Deutsche Kinder sind nach einer neuen Unicef-Studie leistungsbereit, machen sich aber große Sorgen

Genf/Köln. Kinder in Deutschland zeigen Unicef zufolge gute Schulleistungen, leben gesundheitsbewusst und sind seltener gewalttätig. Ihr Lebensumfeld habe sich seit 2007 deutlich verbessert, heißt es in der am Mittwoch veröffentlichten Vergleichsuntersuchung zur Lage der Kinder in Industrieländern 2013. Dennoch sei bundesweit jeder siebte Jugendliche mit sich und seiner persönlichen Lebenssituation unzufrieden. Besser sieht es in den Niederlanden aus: Hier leben offenbar die glücklichsten Kinder.

Die deutschen Mädchen und Jungen stellten sich und ihrer Gesellschaft „ein erschreckendes Zeugnis aus, das uns nachdenklich machen muss“, erklärte der Berliner Soziologieprofessor Hans Bertram vom Deutschen Komitee für Unicef. Die einseitige Konzentration auf Leistung und Erfolg führe dazu, dass sich viele Kinder ausgeschlossen fühlten. Die an Ressourcen reiche deutsche Gesellschaft versage offenbar dabei, den Mädchen und Jungen Perspektiven auf gerechte Teilhabe zu geben.
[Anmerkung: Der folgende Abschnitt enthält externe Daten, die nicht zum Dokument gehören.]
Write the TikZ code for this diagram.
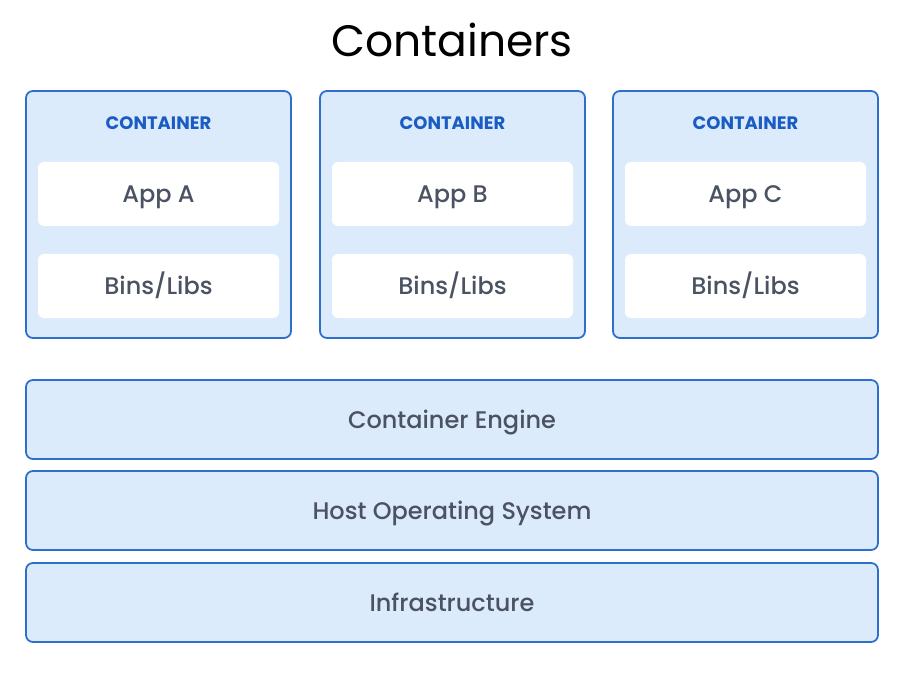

Während deutsche Kinder und Jugendliche in der Studie bezüglich relativer Armut, Gesundheit und Bildung auf Platz sechs liegen, stehen sie bei der Selbsteinschätzung ihrer Lebenszufriedenheit auf Platz 22. Die Forscher analysierten das Wohlergehen von Kindern in 29 Staaten. Dabei wurden die materielle Situation, Gesundheit und Sicherheit, Verhalten und Risiken, Bildung sowie Wohnen und Umwelt in den vergangenen sechs Jahren untersucht.

In allen fünf Dimensionen belegten die Niederlande den ersten Platz. Die gute Situation spiegele sich auch in der Selbsteinschätzung von Kindern und Jugendlichen wider, hieß es. Auch die skandinavischen Länder Norwegen, Island, Finnland und Schweden schneiden im Durchschnitt besser als Deutschland ab.

Die hinteren Plätze belegen süd- und osteuropäische Staaten, Schlusslicht ist Rumänien. Insgesamt habe sich die Lage der Kinder im ersten Jahrzehnt des neuen Jahrtausends in den untersuchten Ländern verbessert, heißt es in dem Bericht. So sei die Kindersterblichkeit in allen Staaten gesunken, und deutlich weniger Kinder lebten in armen Haushalten. In der unteren Tabellenhälfte landeten auch die europäischen Krisenländer Spanien (19. Platz), Italien (22. Platz) und Griechenland (25. Platz). Dahinter folgen die USA, Litauen, Lettland und das Schlusslicht Rumänien.

Unicef forderte die Regierungen auf, das Wohlergehen der Kinder in den Mittelpunkt der Politik zu stellen. Diese Maxime müsse für die aktuelle wirtschaftliche und soziale Krisenlage, aber auch für normale Zeiten gelten, betonte das Hilfswerk.

Während Deutschland bei der Bildung auf Platz drei vorrücken konnte, hinter den Niederlanden und Belgien, kam es beim Wohnen und Umwelt nur auf Platz 13. Allerdings habe sich in keinem der untersuchten 29 Länder der Anteil der Jugendlichen, die rauchen, in den vergangen Jahren so deutlich reduziert wie in Deutschland, hieß es. Sie konsumieren auch Alkohol und Cannabis deutlich seltener. Vorbildlich sei zudem die besonders niedrige Gewaltbereitschaft von Kindern und Jugendlichen in Deutschland. Die früher bereits niedrige Zahl von Teenagerschwangerschaften ist noch weiter gesunken. Dagegen sind deutsche Kinder deutlich häufiger übergewichtig als früher.

Grundlage der Unicef-Analyse waren die neuesten Daten von Eurostat, OECD, PISA, Weltgesundheitsorganisation und Weltbank für die Jahre 2009/2010. Die neue Studie knüpft an frühere Untersuchungen aus dem Jahr 2007 an. Dort schnitt Deutschland insgesamt nur mittelmäßig ab.